In a nutshell, the movie is about the continuing adventures of Ashley “Ash” Williams (played by modern B-movie superstar Bruce Campbell), a one-handed supermarket employee who has taken to fighting evil with a chainsaw, a shotgun, an Oldsmobile filled with chemistry textbooks and an endless supply of one-liners. For whatever reason, the Necronomicon pulls him into a time portal, which deposits him in the Middle Ages. There, he must find the Necronomicon and speak the correct phrase to free himself from this real-life ren faire.

Of course, he botches the whole thing and accidentally summons the armies of the dead instead. You know, as you do.

I’m going to level with you guys — I hadn’t seen Army of Darkness in its entirety since high school, and I wasn’t exactly stoked to see it at midnight. I figured it: a) wouldn’t age well, and b) would be about as entertaining as the last nostalgia-core midnight movie I saw. I enjoyed AoD in my day — as did every 16-year-old dork — but I figured, like my one-time inexplicable love of Hot Shots! Part Deux, that day had long passed.

Boy, was I wrong.

I’ve never had so much fun at a movie, without the fun being at the movie’s expense. This, in effect, the equal and opposite reaction to the “let’s watch this horrible thing” subsect of the midnight-movie canon. Everyone in the theater was one the same page: cheering when Ash frees himself from the pit, laughing at all of the gags, repeating key one-liners along with the movie. A couple of hecklers were in the crowd, but they were drowned out by people whose sincere appreciation of the movie borders on the literal side of cultishness.

In terms of how they function as midnight movies, there’s a stark difference between Army of Darkness and a popularly maligned shitstorm like Birdemic. I’ve had this discussion with Jim Ridley once or twice, but a creeping influence of irony has been invading the pantheon of midnight movies for the past decade or so. Movies that are objectively bad like The Room, Birdemic and Troll 2 have become cornerstones in the midnight movie rotation, edging out movies that are genuinely enjoyable on their own merits. Even I, a big supporter of the schlock, can admit that these movies aren’t fun to watch without the addition of antics.

In contrast, Army of Darkness was more like the time I saw Grindhouse in a packed sneak preview. Or when I saw Scott Pilgrim vs. The World at midnight on release day. (Now there’s a movie I wouldn’t mind seeing again on the big screen.) Nobody in the crowd of any of these three movies was interested in watching the movie ironically — it was 100 percent fans. Of course, that can go the wrong way, where the fans are so intent on reverence that they turn into fun police. Thankfully, that didn’t happen. Bless you, Army of Darkness fans.

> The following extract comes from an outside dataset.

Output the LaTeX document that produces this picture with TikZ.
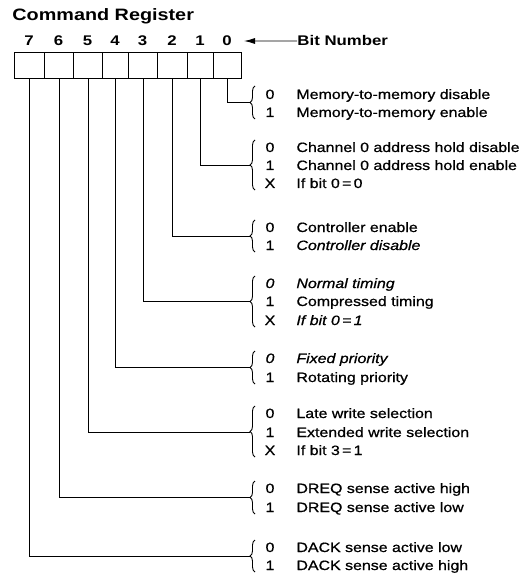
\documentclass[tikz,border=0pt]{standalone}
\usepackage{fontspec}
\setmainfont{Liberation Sans}[FakeStretch=1.18,FakeBold=0.8]
\newfontfamily\headfont{Liberation Sans Bold}[FakeStretch=1.2]
\usetikzlibrary{decorations.pathreplacing,arrows.meta}
\begin{document}
\begin{tikzpicture}[x=1pt,y=-1pt,line width=0.9pt,
  regbox/.style={draw,minimum height=26pt,inner sep=0pt,anchor=north west},
  bitnum/.style={font=\fontsize{14}{16}\headfont,inner sep=0pt,anchor=base},
  val/.style={font=\fontsize{13.5}{16}\selectfont,inner sep=0pt,anchor=base},
  desc/.style={font=\fontsize{13.5}{16}\selectfont,inner sep=0pt,anchor=base west},
  grp/.style={decorate,decoration={brace,amplitude=5pt,aspect=0.5}},
  conn/.style={line width=0.9pt}]
\useasboundingbox (0,0) rectangle (526,577);

% title
\node[inner sep=0pt,anchor=base west,font=\fontsize{16.5}{18}\headfont] (title) at (12,21) {Command Register};

% register boxes and bit numbers
\foreach \l/\r/\b in {14/44/7,44/73/6,73/102/5,102/128/4,128/157/3,157/187/2,187/213/1,213/241/0}{
  \node[regbox,minimum width={(\r-\l)*1pt}] (b\b) at (\l,52) {};
  \node[bitnum] (d\b) at ({(\l+\r)/2},46) {\b};
}

% Bit Number label and arrow
\node[inner sep=0pt,anchor=base west,font=\fontsize{14}{16}\headfont] (bn) at (297,46) {Bit Number};
\coordinate (arr) at (244,41);
\draw[-{Latex[length=11pt,width=6pt]}] (bn.west) -- (arr);

% group tips
\foreach \b/\y in {0/102,1/165,2/236,3/301,4/367,5/432,6/497,7/556}{
  \coordinate (t\b) at (250,\y);
  \draw[conn] (b\b.south) |- (t\b);
}

% braces
\draw[grp] (255,119) -- (255,86);
\draw[grp] (255,190) -- (255,140);
\draw[grp] (255,252) -- (255,220);
\draw[grp] (255,327) -- (255,276);
\draw[grp] (255,384) -- (255,351);
\draw[grp] (255,457) -- (255,406);
\draw[grp] (255,514) -- (255,481);
\draw[grp] (255,572) -- (255,540);

% group 0
\node[val] (v00) at (270,99) {0};
\node[desc] (s00) at (296,99) {Memory-to-memory disable};
\node[val] (v01) at (270,117) {1};
\node[desc] (s01) at (296,117) {Memory-to-memory enable};
% group 1
\node[val] (v10) at (270,152) {0};
\node[desc] (s10) at (296,152) {Channel 0 address hold disable};
\node[val] (v11) at (270,170) {1};
\node[desc] (s11) at (296,170) {Channel 0 address hold enable};
\node[val] (v12) at (270,188) {X};
\node[desc] (s12) at (296,188) {If bit 0\,=\,0};
% group 2
\node[val] (v20) at (270,232) {0};
\node[desc] (s20) at (296,232) {Controller enable};
\node[val] (v21) at (270,250) {1};
\node[desc] (s21) at (296,250) {\itshape Controller disable};
% group 3
\node[val] (v30) at (270,288) {\itshape 0};
\node[desc] (s30) at (296,288) {\itshape Normal timing};
\node[val] (v31) at (270,306) {1};
\node[desc] (s31) at (296,306) {Compressed timing};
\node[val] (v32) at (270,325) {X};
\node[desc] (s32) at (296,325) {\itshape If bit 0\,=\,1};
% group 4
\node[val] (v40) at (270,363) {\itshape 0};
\node[desc] (s40) at (296,363) {\itshape Fixed priority};
\node[val] (v41) at (270,382) {1};
\node[desc] (s41) at (296,382) {Rotating priority};
% group 5
\node[val] (v50) at (270,418) {0};
\node[desc] (s50) at (296,418) {Late write selection};
\node[val] (v51) at (270,437) {1};
\node[desc] (s51) at (296,437) {Extended write selection};
\node[val] (v52) at (270,455) {X};
\node[desc] (s52) at (296,455) {If bit 3\,=\,1};
% group 6
\node[val] (v60) at (270,493) {0};
\node[desc] (s60) at (296,493) {DREQ sense active high};
\node[val] (v61) at (270,512) {1};
\node[desc] (s61) at (296,512) {DREQ sense active low};
% group 7
\node[val] (v70) at (270,552) {0};
\node[desc] (s70) at (296,552) {DACK sense active low};
\node[val] (v71) at (270,570) {1};
\node[desc] (s71) at (296,570) {DACK sense active high};
\end{tikzpicture}
\end{document}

It also helps that Army of Darkness totally holds up as a comedy. Sure, the juvenile moments are more hilarious when you’re a teenager or a stoned college student, but the movie’s quick pace and the amount of jokes packed into its 81 minutes makes it pretty much perfect for this setting. Not to mention the fact that it’s a great movie. Spider-Man 3 aside, Sam Raimi is a hell of a creative force and the off-the-wall bonkers shots in this thing still hold up. Yeah, the little Ash scene is kinda dopey, but the visual effects on things like Ash’s face getting sucked into the Necronomicon (see above) are amazing.

You know what else was perfect? The “This Is My Boomstick” drink. Holy hell, guys. A combination of whiskey, lemon juice, habanero-ginger syrup (!), soda water and scotched bitters — which is to say, bitters that have been lit on fire — it tasted like gunpowder. Delicious gunpowder. Or maybe I’m just biased towards drinks that you have to set on fire. Whatever, don’t judge me.

If more midnight movie audiences could be more like the one who turned out to Army of Darkness and less like the one that turned out for House by the Cemetery, I think we’d be living in a better world. At least marginally so.

In two weeks: The Belcourt makes my wildest dreams come true by screening Battle Royale, one of my absolute favorite cult movies, on my 25th birthday. May the odds be ever in your favor!